After his choleric little outburst, he goes on to acknowledge that Henry was a bit of a sport who “did indeed take mistresses . . . but not as many or as promiscuously as legend would have it – though Anne understandably was far from pleased when he did and told him so”. It’s a pity Bernard doesn’t quote what she said.

The book’s most important (longest) chapter, on Boleyn’s religion, is devalued when Bernard writes: “There is no evidence that Anne pursued any active and sustained religious policy. There is nothing to suggest a continuing dialogue with churchmen: no debates, no conferences of divines . . . if Anne was the patroness of religious reform that modern scholars seek to portray, she was by no means successful.”

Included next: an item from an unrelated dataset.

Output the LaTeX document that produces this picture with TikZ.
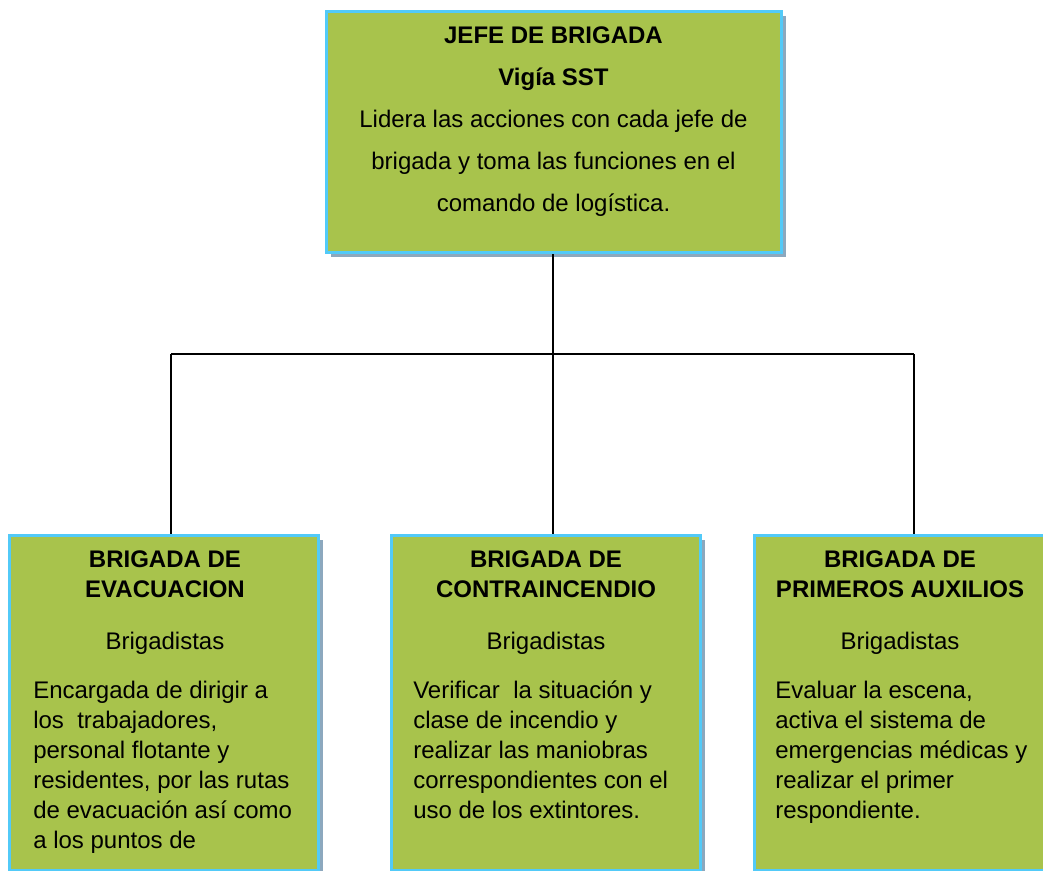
\documentclass[tikz,border=0pt]{standalone}
\usepackage{fontspec}
\setmainfont{Liberation Sans}
\usetikzlibrary{shadows}

\definecolor{boxgreen}{RGB}{168,195,76}
\definecolor{boxblue}{RGB}{82,202,248}
\definecolor{boxshade}{RGB}{140,168,190}

\tikzset{
  brigbox/.style={draw=boxblue, line width=2.25pt, fill=boxgreen, inner sep=0pt,
    general shadow={fill=boxshade, shadow xshift=3.4pt, shadow yshift=-3.4pt}},
  leafbox/.style={brigbox, minimum width=231.75pt, minimum height=250.9pt},
  headtext/.style={font=\bfseries\fontsize{18}{22.5}\selectfont, align=center, inner sep=0pt, anchor=north},
  subtext/.style={font=\fontsize{18}{22.5}\selectfont, inner sep=0pt, anchor=base},
  bodytext/.style={font=\fontsize{18}{22.5}\selectfont, align=left, inner sep=0pt, anchor=north west},
  link/.style={draw=black, line width=1.1pt}
}

\begin{document}
\begin{tikzpicture}[x=0.75pt, y=-0.75pt]
  \useasboundingbox (0,0) rectangle (1043,871);

  %%%%% boxes %%%%%
  \node[brigbox, minimum width=341.25pt, minimum height=180.75pt] (jefe) at (554,132) {};
  \node[leafbox] (evac) at (164,702.75) {};
  \node[leafbox] (contra) at (546.3,702.75) {};
  \node[leafbox] (auxi) at (908.5,702.75) {};

  %%%%% lines %%%%%
  \coordinate (bus) at (553,354);
  \coordinate (busL) at (171,354);
  \coordinate (busR) at (914,354);
  \draw[link] (jefe.south -| bus) -- (bus);
  \draw[link] (busL) -- (busR);
  \draw[link] (busL) -- (busL |- evac.north);
  \draw[link] (bus) -- (bus |- contra.north);
  \draw[link] (busR) -- (busR |- auxi.north);

  %%%%% texts %%%%%
  \node[font=\fontsize{18}{31.5}\selectfont, align=center, inner sep=0pt, anchor=north] (jefeT) at (553.5,26.8)
    {\textbf{JEFE DE BRIGADA}\\\textbf{Vigía SST}\\Lidera las acciones con cada jefe de\\brigada y toma las funciones en el\\comando de logística.};

  \node[headtext] (evacT) at (165,550.8) {BRIGADA DE\\EVACUACION};
  \node[subtext] (evacS) at (165,649) {Brigadistas};
  \node[bodytext] (evacB) at (33,680.8) {Encargada de dirigir a\\los~ trabajadores,\\personal flotante y\\residentes, por las rutas\\de evacuación así como\\a los puntos de};

  \node[headtext] (contraT) at (546,550.8) {BRIGADA DE\\CONTRAINCENDIO};
  \node[subtext] (contraS) at (546,649) {Brigadistas};
  \node[bodytext] (contraB) at (413,680.8) {Verificar~ la situación y\\clase de incendio y\\realizar las maniobras\\correspondientes con el\\uso de los extintores.};

  \node[headtext] (auxiT) at (900,550.8) {BRIGADA DE\\PRIMEROS AUXILIOS};
  \node[subtext] (auxiS) at (900,649) {Brigadistas};
  \node[bodytext] (auxiB) at (775,680.8) {Evaluar la escena,\\activa el sistema de\\emergencias médicas y\\realizar el primer\\respondiente.};
\end{tikzpicture}
\end{document}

When Henry had Boleyn arrested in 1536 for incest with her brother and several adulteries, she went to the Tower of London “no Lutheran, no proto-Protestant, but deeply attached to the traditional liturgical ceremonies of the church”.

Bernard concludes that “it was not Anne but Henry who held back for years from full sexual relations until he could marry her and father children of unimpeachable legitimacy, that it was Henry, not Anne, who developed the ideas that led to the break with Rome and the assertion of the royal supremacy, that it was Henry, not Anne, who worked with churchmen to purify the church, and that it was neither Henry nor political factions that brought Anne down, but her own actions, or at least justified perceptions of her own actions”.

In short, Boleyn is depicted here as an unfaithful, reactionary slut with nymphomaniacal tendencies. And Henry wasn’t such a bad guy by 16th-century standards. He could have decreed that she should be burned to death, but he only had her head chopped off.